*** Stored data ***
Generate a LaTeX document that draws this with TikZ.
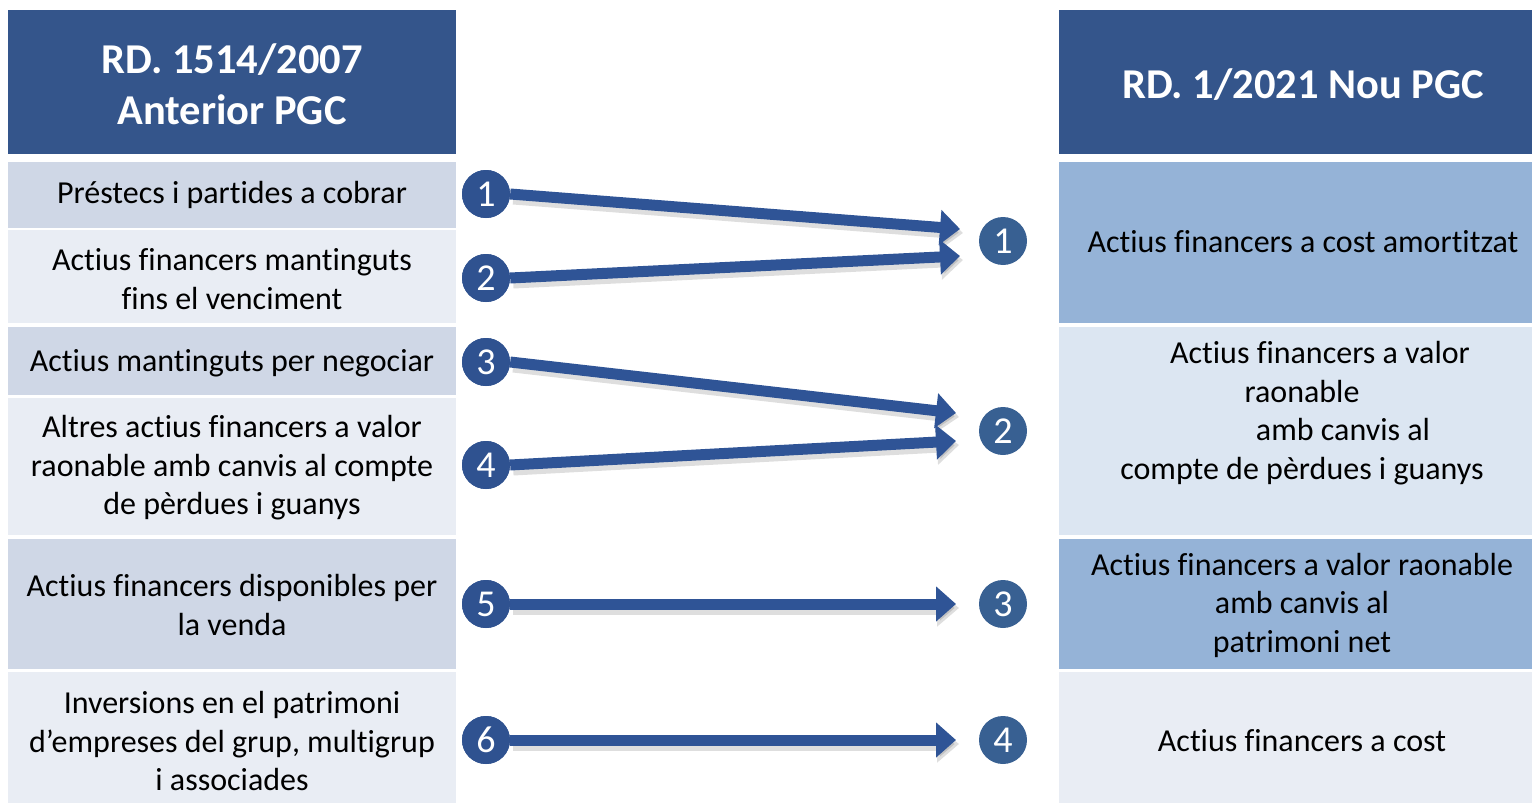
\documentclass[tikz,border=0pt]{standalone}
\usepackage{fontspec}
\setmainfont{Carlito}[Ligatures={NoCommon}]
\usetikzlibrary{arrows.meta}
\definecolor{hdr}{HTML}{34558B}
\definecolor{rowA}{HTML}{CFD7E6}
\definecolor{rowB}{HTML}{E9EDF4}
\definecolor{rowC}{HTML}{95B3D7}
\definecolor{rowD}{HTML}{DCE6F2}
\definecolor{circL}{HTML}{2F5290}
\definecolor{circR}{HTML}{386092}
\definecolor{arr}{HTML}{2F5496}
\tikzset{
  box/.style={anchor=north west, inner sep=0pt, outer sep=0pt},
  txt/.style={align=center, font=\fontsize{32}{38.5}\selectfont, text=black, inner sep=0pt},
  htxt/.style={align=center, font=\fontsize{42.5}{51}\selectfont\bfseries, text=white, inner sep=0pt},
  num/.style={circle, fill=circL, text=white, minimum size=48pt, inner sep=0pt, font=\fontsize{38}{38}\selectfont},
  numr/.style={num, fill=circR},
  conn/.style={arr, line width=11pt, -{Triangle[width=34pt,length=20pt]}},
  shad/.style={black, opacity=0.13, line width=13pt, -{Triangle[width=36pt,length=22pt]}}
}
\begin{document}
\begin{tikzpicture}[x=1pt,y=-1pt]
\useasboundingbox (0,0) rectangle (1532,803);
% left column
\node[box, fill=hdr, minimum width=448pt, minimum height=144pt] (lh) at (8,10) {};
\node[box, fill=rowA, minimum width=448pt, minimum height=66pt] (lb1) at (8,162) {};
\node[box, fill=rowB, minimum width=448pt, minimum height=93pt] (lb2) at (8,230) {};
\node[box, fill=rowA, minimum width=448pt, minimum height=68pt] (lb3) at (8,327) {};
\node[box, fill=rowB, minimum width=448pt, minimum height=137pt] (lb4) at (8,398) {};
\node[box, fill=rowA, minimum width=448pt, minimum height=130pt] (lb5) at (8,539) {};
\node[box, fill=rowB, minimum width=448pt, minimum height=131pt] (lb6) at (8,672) {};
% right column
\node[box, fill=hdr, minimum width=473pt, minimum height=144pt] (rh) at (1059,10) {};
\node[box, fill=rowC, minimum width=473pt, minimum height=161pt] (rb1) at (1059,162) {};
\node[box, fill=rowD, minimum width=473pt, minimum height=208pt] (rb2) at (1059,327) {};
\node[box, fill=rowC, minimum width=473pt, minimum height=130pt] (rb3) at (1059,539) {};
\node[box, fill=rowB, minimum width=473pt, minimum height=131pt] (rb4) at (1059,672) {};
% header texts
\node[htxt] (lht) at (232,84) {RD. 1514/2007\\Anterior PGC};
\node[htxt] (rht) at (1303,85) {RD. 1/2021 Nou PGC};
% left texts
\node[txt] (lt1) at (232,195) {Préstecs i partides a cobrar};
\node[txt] (lt2) at (232,279) {Actius financers mantinguts\\fins el venciment};
\node[txt] (lt3) at (232,363) {Actius mantinguts per negociar};
\node[txt] (lt4) at (232,468) {Altres actius financers a valor\\raonable amb canvis al compte\\de pèrdues i guanys};
\node[txt] (lt5) at (232,605) {Actius financers disponibles per\\la venda};
\node[txt] (lt6) at (232,741) {Inversions en el patrimoni\\d’empreses del grup, multigrup\\i associades};
% right texts
\node[txt] (rt1) at (1303,242) {Actius financers a cost amortitzat};
\node[txt] (rt2) at (1302,413) {\hspace*{36pt}Actius financers a valor\\raonable\\\hspace*{82pt}amb canvis al\\compte de pèrdues i guanys};
\node[txt] (rt3) at (1302,605) {Actius financers a valor raonable\\amb canvis al\\patrimoni net};
\node[txt] (rt4) at (1302,741) {Actius financers a cost};
% circles
\node[num] (l1) at (486,194) {1};
\node[num] (l2) at (486,278) {2};
\node[num] (l3) at (486,362) {3};
\node[num] (l4) at (486,465) {4};
\node[num] (l5) at (486,604) {5};
\node[num] (l6) at (486,740) {6};
\node[numr] (r1) at (1003,241) {1};
\node[numr] (r2) at (1003,431) {2};
\node[numr] (r3) at (1003,604) {3};
\node[numr] (r4) at (1003,740) {4};
% arrow tips
\coordinate (t1) at (960,229);
\coordinate (t2) at (960,256);
\coordinate (t3) at (956,413);
\coordinate (t4) at (956,441);
\coordinate (t5) at (956,604);
\coordinate (t6) at (956,740);
% shadows
\foreach \a/\b in {l1/t1,l2/t2,l3/t3,l4/t4,l5/t5,l6/t6}{
  \draw[shad, transform canvas={xshift=3pt,yshift=-4pt}] (\a.east) -- (\b);
}
% arrows
\draw[conn] (l1.east) -- (t1);
\draw[conn] (l2.east) -- (t2);
\draw[conn] (l3.east) -- (t3);
\draw[conn] (l4.east) -- (t4);
\draw[conn] (l5.east) -- (t5);
\draw[conn] (l6.east) -- (t6);
% redraw left circles on top
\node[num] at (l1) {1};
\node[num] at (l2) {2};
\node[num] at (l3) {3};
\node[num] at (l4) {4};
\node[num] at (l5) {5};
\node[num] at (l6) {6};
\end{tikzpicture}
\end{document}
***
### Directions for this task
Transcribe the whole listing, character for character, but not its images.

### Correct result
Generate a LaTeX document that draws this with TikZ.
\documentclass[tikz,border=0pt]{standalone}
\usepackage{fontspec}
\setmainfont{Carlito}[Ligatures={NoCommon}]
\usetikzlibrary{arrows.meta}
\definecolor{hdr}{HTML}{34558B}
\definecolor{rowA}{HTML}{CFD7E6}
\definecolor{rowB}{HTML}{E9EDF4}
\definecolor{rowC}{HTML}{95B3D7}
\definecolor{rowD}{HTML}{DCE6F2}
\definecolor{circL}{HTML}{2F5290}
\definecolor{circR}{HTML}{386092}
\definecolor{arr}{HTML}{2F5496}
\tikzset{
  box/.style={anchor=north west, inner sep=0pt, outer sep=0pt},
  txt/.style={align=center, font=\fontsize{32}{38.5}\selectfont, text=black, inner sep=0pt},
  htxt/.style={align=center, font=\fontsize{42.5}{51}\selectfont\bfseries, text=white, inner sep=0pt},
  num/.style={circle, fill=circL, text=white, minimum size=48pt, inner sep=0pt, font=\fontsize{38}{38}\selectfont},
  numr/.style={num, fill=circR},
  conn/.style={arr, line width=11pt, -{Triangle[width=34pt,length=20pt]}},
  shad/.style={black, opacity=0.13, line width=13pt, -{Triangle[width=36pt,length=22pt]}}
}
\begin{document}
\begin{tikzpicture}[x=1pt,y=-1pt]
\useasboundingbox (0,0) rectangle (1532,803);
% left column
\node[box, fill=hdr, minimum width=448pt, minimum height=144pt] (lh) at (8,10) {};
\node[box, fill=rowA, minimum width=448pt, minimum height=66pt] (lb1) at (8,162) {};
\node[box, fill=rowB, minimum width=448pt, minimum height=93pt] (lb2) at (8,230) {};
\node[box, fill=rowA, minimum width=448pt, minimum height=68pt] (lb3) at (8,327) {};
\node[box, fill=rowB, minimum width=448pt, minimum height=137pt] (lb4) at (8,398) {};
\node[box, fill=rowA, minimum width=448pt, minimum height=130pt] (lb5) at (8,539) {};
\node[box, fill=rowB, minimum width=448pt, minimum height=131pt] (lb6) at (8,672) {};
% right column
\node[box, fill=hdr, minimum width=473pt, minimum height=144pt] (rh) at (1059,10) {};
\node[box, fill=rowC, minimum width=473pt, minimum height=161pt] (rb1) at (1059,162) {};
\node[box, fill=rowD, minimum width=473pt, minimum height=208pt] (rb2) at (1059,327) {};
\node[box, fill=rowC, minimum width=473pt, minimum height=130pt] (rb3) at (1059,539) {};
\node[box, fill=rowB, minimum width=473pt, minimum height=131pt] (rb4) at (1059,672) {};
% header texts
\node[htxt] (lht) at (232,84) {RD. 1514/2007\\Anterior PGC};
\node[htxt] (rht) at (1303,85) {RD. 1/2021 Nou PGC};
% left texts
\node[txt] (lt1) at (232,195) {Préstecs i partides a cobrar};
\node[txt] (lt2) at (232,279) {Actius financers mantinguts\\fins el venciment};
\node[txt] (lt3) at (232,363) {Actius mantinguts per negociar};
\node[txt] (lt4) at (232,468) {Altres actius financers a valor\\raonable amb canvis al compte\\de pèrdues i guanys};
\node[txt] (lt5) at (232,605) {Actius financers disponibles per\\la venda};
\node[txt] (lt6) at (232,741) {Inversions en el patrimoni\\d’empreses del grup, multigrup\\i associades};
% right texts
\node[txt] (rt1) at (1303,242) {Actius financers a cost amortitzat};
\node[txt] (rt2) at (1302,413) {\hspace*{36pt}Actius financers a valor\\raonable\\\hspace*{82pt}amb canvis al\\compte de pèrdues i guanys};
\node[txt] (rt3) at (1302,605) {Actius financers a valor raonable\\amb canvis al\\patrimoni net};
\node[txt] (rt4) at (1302,741) {Actius financers a cost};
% circles
\node[num] (l1) at (486,194) {1};
\node[num] (l2) at (486,278) {2};
\node[num] (l3) at (486,362) {3};
\node[num] (l4) at (486,465) {4};
\node[num] (l5) at (486,604) {5};
\node[num] (l6) at (486,740) {6};
\node[numr] (r1) at (1003,241) {1};
\node[numr] (r2) at (1003,431) {2};
\node[numr] (r3) at (1003,604) {3};
\node[numr] (r4) at (1003,740) {4};
% arrow tips
\coordinate (t1) at (960,229);
\coordinate (t2) at (960,256);
\coordinate (t3) at (956,413);
\coordinate (t4) at (956,441);
\coordinate (t5) at (956,604);
\coordinate (t6) at (956,740);
% shadows
\foreach \a/\b in {l1/t1,l2/t2,l3/t3,l4/t4,l5/t5,l6/t6}{
  \draw[shad, transform canvas={xshift=3pt,yshift=-4pt}] (\a.east) -- (\b);
}
% arrows
\draw[conn] (l1.east) -- (t1);
\draw[conn] (l2.east) -- (t2);
\draw[conn] (l3.east) -- (t3);
\draw[conn] (l4.east) -- (t4);
\draw[conn] (l5.east) -- (t5);
\draw[conn] (l6.east) -- (t6);
% redraw left circles on top
\node[num] at (l1) {1};
\node[num] at (l2) {2};
\node[num] at (l3) {3};
\node[num] at (l4) {4};
\node[num] at (l5) {5};
\node[num] at (l6) {6};
\end{tikzpicture}
\end{document}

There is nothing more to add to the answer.